Ultimately nations avoid war for self-interested reasons rather than the desire to “do the right thing,” and the U.N. facilitates that by making war a much less attractive option to any given conflict scenario. The Cold War could have ended in a nuclear exchange if there was not a forum for direct international discussion of the Cuban Missile Crisis in the 1960s.
We want the U.N. to take care of everything from ending hunger, to protecting the environment, to enforcing international copyright laws. These are problems it never intended to fix and does not do so well at eliminating them. Take humanitarian aid. The U.N. has evolved to be fairly good at preventing humanitarian disasters from spiraling out of control; the World Food Program feeds hundreds of millions of people, and we don’t hear about it or care about it because those people are fed and therefore not violent or dying on camera. But this is merely preventing the problem from getting worse. U.N. efforts to handle the roots of these problems generally become mired in a sea of bureaucracy, corruption and incompetence.
Look at nations that have the longest history of U.N. involvement: Congo, Haiti and Lebanon all have had a large presence for decades, but the U.N. has failed to make the complex problems of poverty and violence there get any better. If you’re a refugee and you’re waiting for the U.N. to get you home, you’re going to be waiting a long time.
This brings us to the U.N.’s greatest failure: addressing non-state conflict. Every active war at this moment involves at least one side which is not represented by any government. This is a problem for the U.N.

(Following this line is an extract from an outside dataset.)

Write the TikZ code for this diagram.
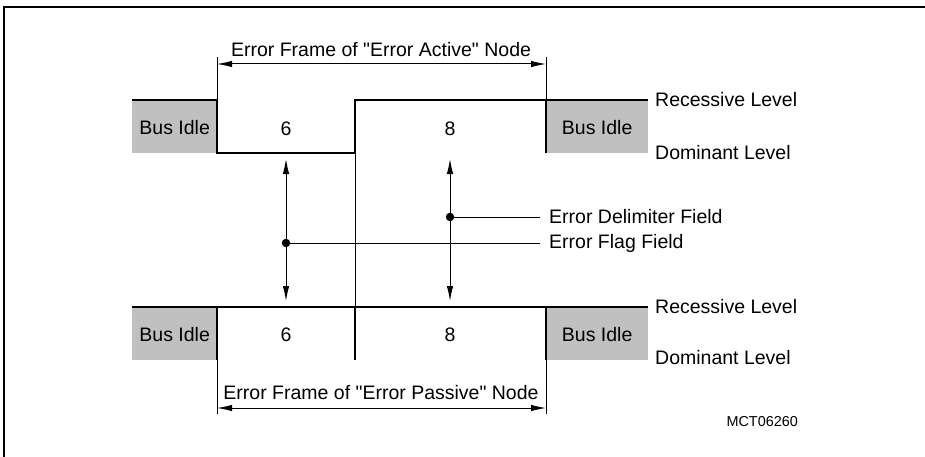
\documentclass[tikz,border=0pt]{standalone}
\usepackage{fontspec}
\setmainfont{Liberation Sans}[Ligatures=TeXOff]
\usetikzlibrary{arrows.meta}
\definecolor{idlegray}{HTML}{C0C0C0}
\begin{document}
\begin{tikzpicture}[x=1pt,y=-1pt,
  lbl/.style={font=\fontsize{19.5}{22}\selectfont, inner sep=0pt},
  small/.style={font=\fontsize{14.4}{16}\selectfont, inner sep=0pt},
  idle/.style={fill=idlegray, draw=none, inner sep=0pt, minimum width=#1, minimum height=52pt, font=\fontsize{19.5}{22}\selectfont},
  wave/.style={line width=2.8pt, line cap=butt, line join=miter},
  thin/.style={line width=1pt},
  dim/.style={line width=1pt, {Latex[length=15pt,width=6.5pt]}-{Latex[length=15pt,width=6.5pt]}},
  dot/.style={circle, fill=black, inner sep=0pt, minimum size=8.5pt}
]
\useasboundingbox (0,0) rectangle (925,457);
% frame (top and left edges)
\draw[line width=2pt] (4,457) -- (4,7) -- (925,7);

% ---------- top waveform ----------
\node[idle=85pt, anchor=north west] (lidleA) at (132,101) {Bus Idle};
\node[idle=102pt, anchor=north west] (ridleA) at (546,101) {Bus Idle};
\coordinate (a0) at (132,100);
\coordinate (a1) at (217,100);
\coordinate (a2) at (217,153);
\coordinate (a3) at (355,153);
\coordinate (a4) at (355,100);
\coordinate (a5) at (648,100);
\coordinate (a6) at (546,100);
\coordinate (a7) at (546,153);
\draw[wave] (a0) -- (a1) -- (a2) -- (a3) -- (a4) -- (a5);
\draw[wave] (a6) -- (a7);
\node[lbl] (sixA) at (286,129) {6};
\node[lbl] (eightA) at (450,129) {8};
\node[lbl, anchor=west] (recA) at (655,100) {Recessive Level};
\node[lbl, anchor=west] (domA) at (655,153) {Dominant Level};

% dimension top
\coordinate (ea1) at (217,57);
\coordinate (ea2) at (546,57);
\coordinate (da1) at (217,64);
\coordinate (da2) at (546,64);
\draw[thin] (ea1) -- (a1);
\draw[thin] (ea2) -- (a6);
\draw[dim] (da1) -- (da2);
\node[lbl] (titleA) at (381,50) {Error Frame of "Error Active" Node};

% ---------- bottom waveform ----------
\node[idle=85pt, anchor=north west] (lidleB) at (132,308) {Bus Idle};
\node[idle=102pt, anchor=north west] (ridleB) at (546,308) {Bus Idle};
\coordinate (b0) at (132,307);
\coordinate (b5) at (648,307);
\coordinate (b1) at (217,307);
\coordinate (b1d) at (217,360);
\coordinate (b3) at (355,307);
\coordinate (b3d) at (355,360);
\coordinate (b6) at (546,307);
\coordinate (b6d) at (546,360);
\draw[wave] (b0) -- (b5);
\draw[wave] (b1) -- (b1d);
\draw[wave] (b3) -- (b3d);
\draw[wave] (b6) -- (b6d);
\node[lbl] (sixB) at (286,335) {6};
\node[lbl] (eightB) at (450,335) {8};
\node[lbl, anchor=west] (recB) at (655,307) {Recessive Level};
\node[lbl, anchor=west] (domB) at (655,358) {Dominant Level};

% thin separator between the two waveforms
\draw[thin] (a3) -- (b3);

% dimension bottom
\coordinate (eb1) at (217,414);
\coordinate (eb2) at (546,414);
\coordinate (db1) at (217,408);
\coordinate (db2) at (546,408);
\draw[thin] (b1d) -- (eb1);
\draw[thin] (b6d) -- (eb2);
\draw[dim] (db1) -- (db2);
\node[lbl] (titleB) at (381,393) {Error Frame of "Error Passive" Node};

% ---------- level arrows ----------
\coordinate (fl1) at (286,159);
\coordinate (fl2) at (286,301);
\coordinate (dl1) at (450,159);
\coordinate (dl2) at (450,301);
\draw[dim] (fl1) -- (fl2);
\draw[dim] (dl1) -- (dl2);
\node[dot] (flagdot) at (286,243) {};
\node[dot] (delimdot) at (450,217) {};
\coordinate (flagend) at (540,243);
\coordinate (delimend) at (540,217);
\draw[thin] (flagdot.center) -- (flagend);
\draw[thin] (delimdot.center) -- (delimend);
\node[lbl, anchor=west] (delimtxt) at (549,217) {Error Delimiter Field};
\node[lbl, anchor=west] (flagtxt) at (549,243) {Error Flag Field};

\node[small, anchor=east] (code) at (798,422) {MCT06260};
\end{tikzpicture}
\end{document}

As we have seen, the U.N. was designed to prevent state-on-state violence. Beyond that, its ability to stop conflict breaks down into farce. The usual response to non-state conflict is the deployment of peacekeepers. Unfortunately the very idea of peacekeeping is flawed. The reason these troops are being sent to these countries in the first place is that there is no peace to keep. What’s worse is that the U.N.’s legalistic, bureaucratic culture prevents it from taking any effective action to end non-state conflicts, even when action clearly should be taken.
Right now in the Ivory Coast, we can see a classic U.N. failure situation. There is a conflict between entities within a state (between Laurent Gbago and Alessane Ouattra, two rival candidates who both claim they won the recent election). According to the Associated Press, Gbago has been killing his political rivals by the hundreds, right under the nose of thousands of U.N. peacekeepers. Ivory Coast security forces have blatantly blocked peacekeepers from reaching mass graves.
It’s a smaller scale repeat of the U.N.’s biggest shame: the failure to do anything about the 1994 Rwandan Genocide, despite the presence of thousands of international troops. U.N. decision-makers are too caught up in legal red tape and, quite frankly, feeble pacifist sentiments to act forcefully in situations where the right decision is obvious: End the violence. Some might object that the U.N. doesn’t have the resources to do such a thing. That’s just not true.
U.N. peacekeeping forces have thousands of professional soldiers with armored vehicles and attack helicopters. The irregular forces that terrorize the world’s conflict zones are generally made up of untrained militiamen armed with rusty old AK-47s. In the early 1960s, a 300-man European mercenary force and five Commandos under the command of the controversial Captain “Mad” Mike Hoare put an end to a conflict in the Congo that had killed thousands because they were aggressive and not encumbered by an unresponsive chain of command. Today almost 20,000 U.N. troops in the same area of the Congo regularly allow mass rapes and massacres to happen in the area under their control.
So first be thankful that the U.N. exists. It helps us avoid the worst sorts of disasters and power conflicts with its considerable capability to create international pressure. But then realize that handing a problem off to the U.N. is often just an action that makes countries feel better about themselves rather than a solution that actually solves the problems that are most dire. The U.N. arguably holds the most potential for power than any other international organization in the history of the world. Its members span all six developed continents. Its bodies cover almost every aspect of modern struggles, from conflict resolution to poverty and human rights defense. And yet the power is diluted in a mass of red tape and unbinding, usually weak resolutions — and the potential is squandered. So it’s hard to say that the U.N. does not have a place in the modern unipolar world, but it’s hard not to note that the place where the U.N. belongs is certainly not where it has put itself on the world stage. It is not a matter of existing as the solution or not. Rather, the U.N. must, like any other body, accept that change is the only way to stay relevant, a state that the U.N. needs to be in to stay afloat.